WHAT THIS TASK INVOLVES - Starting at the first line of the listing below, repeat each line exactly until the line containing "const yMinorTicks = [15, 25, 35, 45, 55];", which you include. Leave out pictures.
--*--
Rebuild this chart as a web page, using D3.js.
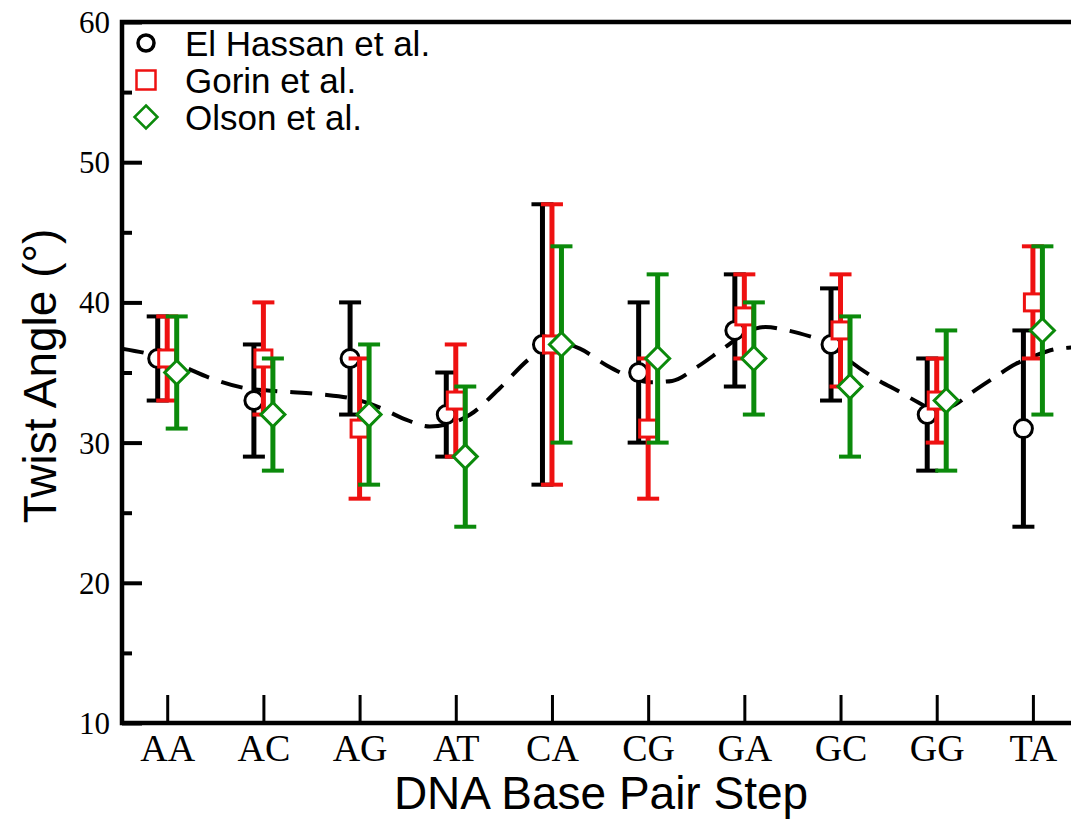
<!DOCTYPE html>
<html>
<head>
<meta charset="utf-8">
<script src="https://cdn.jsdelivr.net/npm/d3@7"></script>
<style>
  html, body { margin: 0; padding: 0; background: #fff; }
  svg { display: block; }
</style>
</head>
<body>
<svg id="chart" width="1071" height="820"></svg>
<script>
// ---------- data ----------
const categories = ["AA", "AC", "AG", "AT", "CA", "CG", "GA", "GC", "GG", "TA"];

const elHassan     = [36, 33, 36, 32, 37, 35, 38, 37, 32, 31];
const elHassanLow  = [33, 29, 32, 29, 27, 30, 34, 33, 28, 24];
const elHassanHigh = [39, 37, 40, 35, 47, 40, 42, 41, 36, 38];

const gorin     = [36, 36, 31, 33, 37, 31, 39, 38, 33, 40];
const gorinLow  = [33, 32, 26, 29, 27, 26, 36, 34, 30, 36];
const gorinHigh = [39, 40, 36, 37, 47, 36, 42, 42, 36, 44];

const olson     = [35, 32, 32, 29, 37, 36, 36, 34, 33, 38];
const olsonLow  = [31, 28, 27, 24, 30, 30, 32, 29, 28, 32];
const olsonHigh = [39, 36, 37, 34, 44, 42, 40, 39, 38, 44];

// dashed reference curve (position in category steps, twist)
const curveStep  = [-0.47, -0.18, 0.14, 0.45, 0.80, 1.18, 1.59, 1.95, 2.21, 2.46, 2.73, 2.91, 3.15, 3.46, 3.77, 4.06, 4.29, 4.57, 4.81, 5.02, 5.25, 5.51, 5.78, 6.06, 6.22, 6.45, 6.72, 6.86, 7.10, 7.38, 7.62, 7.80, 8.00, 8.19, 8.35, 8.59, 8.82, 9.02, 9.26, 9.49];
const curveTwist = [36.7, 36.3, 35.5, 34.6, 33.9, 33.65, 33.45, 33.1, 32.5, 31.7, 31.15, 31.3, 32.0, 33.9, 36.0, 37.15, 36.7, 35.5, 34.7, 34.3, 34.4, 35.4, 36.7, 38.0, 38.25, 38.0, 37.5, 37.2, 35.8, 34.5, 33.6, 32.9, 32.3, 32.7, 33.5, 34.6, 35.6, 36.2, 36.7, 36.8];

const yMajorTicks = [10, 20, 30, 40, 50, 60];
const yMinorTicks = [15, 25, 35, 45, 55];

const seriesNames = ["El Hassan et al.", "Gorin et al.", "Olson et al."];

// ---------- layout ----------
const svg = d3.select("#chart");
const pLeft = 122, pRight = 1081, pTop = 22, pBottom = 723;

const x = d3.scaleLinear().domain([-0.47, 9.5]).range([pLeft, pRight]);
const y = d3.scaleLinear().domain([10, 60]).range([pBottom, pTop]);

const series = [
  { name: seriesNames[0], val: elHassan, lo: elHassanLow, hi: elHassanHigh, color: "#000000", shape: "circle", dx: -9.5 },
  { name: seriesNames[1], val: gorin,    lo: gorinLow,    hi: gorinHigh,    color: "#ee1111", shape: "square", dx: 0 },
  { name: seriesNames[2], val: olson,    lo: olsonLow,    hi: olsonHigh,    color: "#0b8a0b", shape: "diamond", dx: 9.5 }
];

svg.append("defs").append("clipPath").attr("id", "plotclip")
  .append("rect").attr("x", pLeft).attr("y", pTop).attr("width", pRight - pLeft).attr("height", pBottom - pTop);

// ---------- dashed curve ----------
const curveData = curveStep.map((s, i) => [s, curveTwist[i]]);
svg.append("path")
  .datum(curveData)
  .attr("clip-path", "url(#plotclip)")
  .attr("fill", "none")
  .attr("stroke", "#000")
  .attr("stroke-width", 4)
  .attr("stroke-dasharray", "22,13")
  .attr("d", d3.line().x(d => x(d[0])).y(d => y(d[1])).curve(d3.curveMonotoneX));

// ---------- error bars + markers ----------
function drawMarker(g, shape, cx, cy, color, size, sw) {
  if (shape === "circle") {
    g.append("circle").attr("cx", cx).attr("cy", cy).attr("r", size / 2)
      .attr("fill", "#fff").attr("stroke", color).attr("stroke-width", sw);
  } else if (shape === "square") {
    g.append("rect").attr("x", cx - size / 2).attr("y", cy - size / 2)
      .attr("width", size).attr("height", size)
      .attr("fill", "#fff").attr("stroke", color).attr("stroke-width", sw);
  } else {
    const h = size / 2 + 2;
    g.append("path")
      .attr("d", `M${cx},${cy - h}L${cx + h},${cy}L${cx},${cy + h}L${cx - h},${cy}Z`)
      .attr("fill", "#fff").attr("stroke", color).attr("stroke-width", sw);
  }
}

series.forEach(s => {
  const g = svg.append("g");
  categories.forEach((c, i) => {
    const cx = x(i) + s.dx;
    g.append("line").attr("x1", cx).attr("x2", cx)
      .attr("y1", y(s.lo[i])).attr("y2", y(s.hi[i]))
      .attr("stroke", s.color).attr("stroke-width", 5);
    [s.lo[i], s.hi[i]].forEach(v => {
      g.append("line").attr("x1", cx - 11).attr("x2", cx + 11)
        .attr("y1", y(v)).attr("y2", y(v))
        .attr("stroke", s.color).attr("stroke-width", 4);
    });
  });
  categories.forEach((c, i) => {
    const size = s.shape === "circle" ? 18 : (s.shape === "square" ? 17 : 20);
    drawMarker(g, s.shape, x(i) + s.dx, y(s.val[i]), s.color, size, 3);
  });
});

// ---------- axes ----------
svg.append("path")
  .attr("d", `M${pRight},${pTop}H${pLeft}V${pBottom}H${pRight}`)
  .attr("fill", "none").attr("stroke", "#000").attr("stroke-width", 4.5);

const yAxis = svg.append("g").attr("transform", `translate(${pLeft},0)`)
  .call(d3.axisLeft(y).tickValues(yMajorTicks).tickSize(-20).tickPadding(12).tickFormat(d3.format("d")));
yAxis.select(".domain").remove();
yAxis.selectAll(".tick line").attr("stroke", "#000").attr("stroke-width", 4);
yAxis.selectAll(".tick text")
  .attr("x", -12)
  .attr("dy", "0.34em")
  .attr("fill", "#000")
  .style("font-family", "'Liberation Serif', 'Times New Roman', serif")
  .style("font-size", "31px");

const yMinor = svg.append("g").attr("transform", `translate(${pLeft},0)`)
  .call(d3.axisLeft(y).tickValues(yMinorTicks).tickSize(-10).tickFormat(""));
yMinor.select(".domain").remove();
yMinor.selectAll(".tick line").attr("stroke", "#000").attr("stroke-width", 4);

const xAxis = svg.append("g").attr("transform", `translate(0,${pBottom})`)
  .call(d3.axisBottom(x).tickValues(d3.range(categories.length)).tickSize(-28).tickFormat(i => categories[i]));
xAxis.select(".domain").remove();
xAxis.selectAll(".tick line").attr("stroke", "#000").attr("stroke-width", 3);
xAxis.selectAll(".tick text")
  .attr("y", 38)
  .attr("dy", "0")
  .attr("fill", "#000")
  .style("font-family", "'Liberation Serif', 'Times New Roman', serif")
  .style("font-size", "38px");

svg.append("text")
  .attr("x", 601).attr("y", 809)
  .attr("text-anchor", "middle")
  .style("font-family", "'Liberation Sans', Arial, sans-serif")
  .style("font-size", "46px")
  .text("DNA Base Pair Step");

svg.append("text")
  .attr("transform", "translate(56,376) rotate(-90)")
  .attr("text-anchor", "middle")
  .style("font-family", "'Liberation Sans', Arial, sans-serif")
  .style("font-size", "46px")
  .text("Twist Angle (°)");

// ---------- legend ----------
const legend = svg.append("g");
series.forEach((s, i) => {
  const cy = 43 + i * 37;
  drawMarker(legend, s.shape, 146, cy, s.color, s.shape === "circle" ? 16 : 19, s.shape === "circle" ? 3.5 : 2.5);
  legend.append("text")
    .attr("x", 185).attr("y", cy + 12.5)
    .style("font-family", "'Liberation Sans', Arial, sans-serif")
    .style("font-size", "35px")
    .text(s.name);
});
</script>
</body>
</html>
--*--
RESULT FOR THIS TASK -
Rebuild this chart as a web page, using D3.js.
<!DOCTYPE html>
<html>
<head>
<meta charset="utf-8">
<script src="https://cdn.jsdelivr.net/npm/d3@7"></script>
<style>
  html, body { margin: 0; padding: 0; background: #fff; }
  svg { display: block; }
</style>
</head>
<body>
<svg id="chart" width="1071" height="820"></svg>
<script>
// ---------- data ----------
const categories = ["AA", "AC", "AG", "AT", "CA", "CG", "GA", "GC", "GG", "TA"];

const elHassan     = [36, 33, 36, 32, 37, 35, 38, 37, 32, 31];
const elHassanLow  = [33, 29, 32, 29, 27, 30, 34, 33, 28, 24];
const elHassanHigh = [39, 37, 40, 35, 47, 40, 42, 41, 36, 38];

const gorin     = [36, 36, 31, 33, 37, 31, 39, 38, 33, 40];
const gorinLow  = [33, 32, 26, 29, 27, 26, 36, 34, 30, 36];
const gorinHigh = [39, 40, 36, 37, 47, 36, 42, 42, 36, 44];

const olson     = [35, 32, 32, 29, 37, 36, 36, 34, 33, 38];
const olsonLow  = [31, 28, 27, 24, 30, 30, 32, 29, 28, 32];
const olsonHigh = [39, 36, 37, 34, 44, 42, 40, 39, 38, 44];

// dashed reference curve (position in category steps, twist)
const curveStep  = [-0.47, -0.18, 0.14, 0.45, 0.80, 1.18, 1.59, 1.95, 2.21, 2.46, 2.73, 2.91, 3.15, 3.46, 3.77, 4.06, 4.29, 4.57, 4.81, 5.02, 5.25, 5.51, 5.78, 6.06, 6.22, 6.45, 6.72, 6.86, 7.10, 7.38, 7.62, 7.80, 8.00, 8.19, 8.35, 8.59, 8.82, 9.02, 9.26, 9.49];
const curveTwist = [36.7, 36.3, 35.5, 34.6, 33.9, 33.65, 33.45, 33.1, 32.5, 31.7, 31.15, 31.3, 32.0, 33.9, 36.0, 37.15, 36.7, 35.5, 34.7, 34.3, 34.4, 35.4, 36.7, 38.0, 38.25, 38.0, 37.5, 37.2, 35.8, 34.5, 33.6, 32.9, 32.3, 32.7, 33.5, 34.6, 35.6, 36.2, 36.7, 36.8];

const yMajorTicks = [10, 20, 30, 40, 50, 60];
const yMinorTicks = [15, 25, 35, 45, 55];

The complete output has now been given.